Moreover, the AI technology industry aims to “create progressively more complex simulacra of the human body and its surroundings” (Ferreira et al., 2023, p. 10), which has profound implications for society and education. This research uses metaphor to examine how synthetic media, such as generative AI, may reshape teaching practice and educational relationships (Vallis et al., 2025). Examining GenAI in education through the cultural lens of ‘Barbie’ shows how evolving attitudes towards empowerment and authenticity are mutually shaping technology’s role in learning (Vallis, 2025). The hyperreal setting of ‘Barbieland’ is presented as analogous to the promises of individualised empowerment in educational technology, which often mask superficial solutions that reinforce existing inequalities (Baker & Hawn, 2022). In the 2023 film, Barbie evolves from plastic figure to ‘real’ human, paralleling the accelerating development of synthetic media and AI-generated video, which may disconnect teachers and students from embodied human interactions in education. This blurring of the real and artificial challenges our understanding of authenticity (Vallis, 2024). Educational uses of AI, where the focus on efficiency and personalisation comes at the expense of deeper pedagogical intent (Baker & Hawn, 2022), risk replicating an inauthentic consumer-oriented ‘Barbie’ logic that prioritises appearance over genuine connection.

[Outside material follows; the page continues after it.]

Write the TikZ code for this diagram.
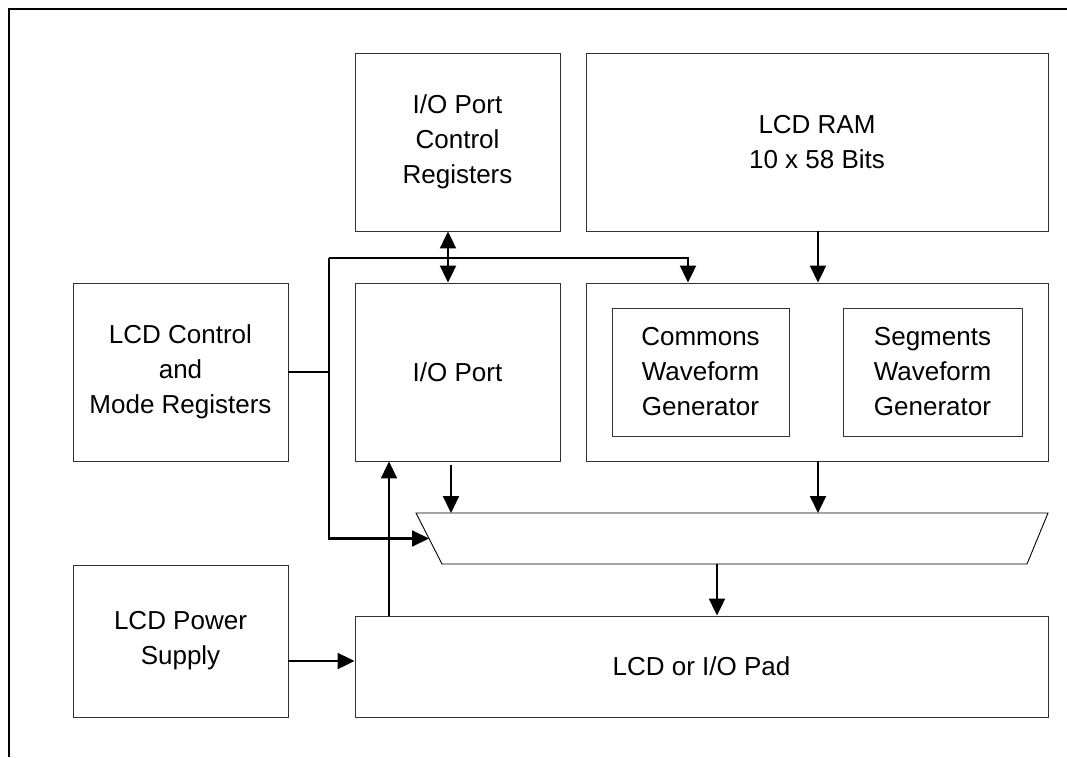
\documentclass[tikz,border=0pt]{standalone}
\usepackage{fontspec}
\setmainfont{Liberation Sans}
\usetikzlibrary{arrows.meta,calc,shadows}
\tikzset{
  blk/.style={draw=black!80, line width=0.9pt, fill=white, inner sep=0pt, align=center,
    font=\fontsize{26pt}{35pt}\selectfont,
    drop shadow={shadow xshift=1.3pt, shadow yshift=-1.3pt, fill=black!45, opacity=1}},
  arr/.style={line width=2.1pt, -{Triangle[length=17pt,width=16pt]}},
  darr/.style={line width=2.1pt, {Triangle[length=17pt,width=16pt]}-{Triangle[length=17pt,width=16pt]}},
  bus/.style={line width=2.1pt},
  muxline/.style={line width=0.9pt, draw=black}
}
\begin{document}
\begin{tikzpicture}[x=1pt,y=-1pt]
\useasboundingbox (0,0) rectangle (1067,757);
% outer frame
\draw[line width=2.6pt] (9,757) -- (9,9) -- (1067,9);

% blocks
\node[blk, minimum width=205pt, minimum height=178pt] (ioctl) at (457.5,142) {I/O Port\\Control\\Registers};
\node[blk, minimum width=462pt, minimum height=178pt] (ram) at (817,142) {LCD RAM\\10 x 58 Bits};
\node[blk, minimum width=215pt, minimum height=178pt] (lcdctl) at (180.5,372) {LCD Control\\and\\Mode Registers};
\node[blk, minimum width=205pt, minimum height=178pt] (ioport) at (457.5,372) {I/O Port};
\node[blk, minimum width=462pt, minimum height=178pt] (wave) at (817,372) {};
\node[blk, minimum width=177pt, minimum height=128pt] (commons) at (700.5,372) {Commons\\Waveform\\Generator};
\node[blk, minimum width=179pt, minimum height=128pt] (segments) at (932.5,372) {Segments\\Waveform\\Generator};
\node[blk, minimum width=215pt, minimum height=152pt] (power) at (180.5,641) {LCD Power\\Supply};
\node[blk, minimum width=693pt, minimum height=101pt] (pad) at (701.5,666.5) {LCD or I/O Pad};

% multiplexer
\coordinate (muxTL) at (416,513);
\coordinate (muxTR) at (1048,513);
\coordinate (muxBR) at (1027,564);
\coordinate (muxBL) at (442,564);
\draw[muxline, fill=white] (muxTL) -- (muxTR) -- (muxBR) -- (muxBL) -- cycle;
\coordinate (muxIn) at ($(muxTL)!0.5!(muxBL)$);

% bus from LCD control
\coordinate (busTop) at (329,258);
\coordinate (waveIn) at (688,258);
\draw[bus] (lcdctl.east) -- (lcdctl.east -| busTop);
\draw[arr] (waveIn -| busTop) -- (waveIn) -- (waveIn |- wave.north);
\draw[arr] (busTop) -- (busTop |- muxIn) -- (muxIn);

% I/O port control <-> I/O port
\coordinate (ioX) at (448,0);
\draw[darr] (ioX |- ioctl.south) -- (ioX |- ioport.north);

% LCD RAM -> waveform block
\coordinate (ramX) at (818,0);
\draw[arr] (ramX |- ram.south) -- (ramX |- wave.north);

% I/O port -> mux
\coordinate (iopOut) at (451,465);
\draw[arr] (iopOut) -- (iopOut |- muxTL);

% waveform -> mux
\draw[arr] (ramX |- wave.south) -- (ramX |- muxTL);

% mux -> pad
\coordinate (muxOut) at (717,564);
\draw[arr] (muxOut) -- (muxOut |- pad.north);

% pad -> I/O port
\coordinate (padUp) at (389,0);
\draw[arr] (padUp |- pad.north) -- (padUp |- ioport.south);

% power -> pad
\coordinate (pwY) at (0,661);
\draw[arr] (power.east |- pwY) -- (pad.west |- pwY);
\end{tikzpicture}
\end{document}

The presentation introduces ‘(Re)generative Education’ as an alternative concept that emphasises adaptive, collaborative approaches to human-AI interaction in learning environments. Western-centric narratives of technological empowerment are contrasted with an Indigenous perspective from Ellen van Neerven’s ‘Water’ (2014) to reveal how dominant cultural narratives limit our imagination of human-AI collaboration in education. More holistic evaluation criteria and collaborative design are needed when integrating AI, to avoid the rigid either-or thinking sometimes found in education technology discussions (Matthews, 2021). This includes educational development that build critical technological fluency rather than operational competence alone and creating mechanisms for ongoing feedback. Connecting cultural analysis to operational practice supports more thoughtful, equitable, and pedagogically sound approaches to AI integration that honour diverse ways of knowing while still making purposeful use of its technological affordances.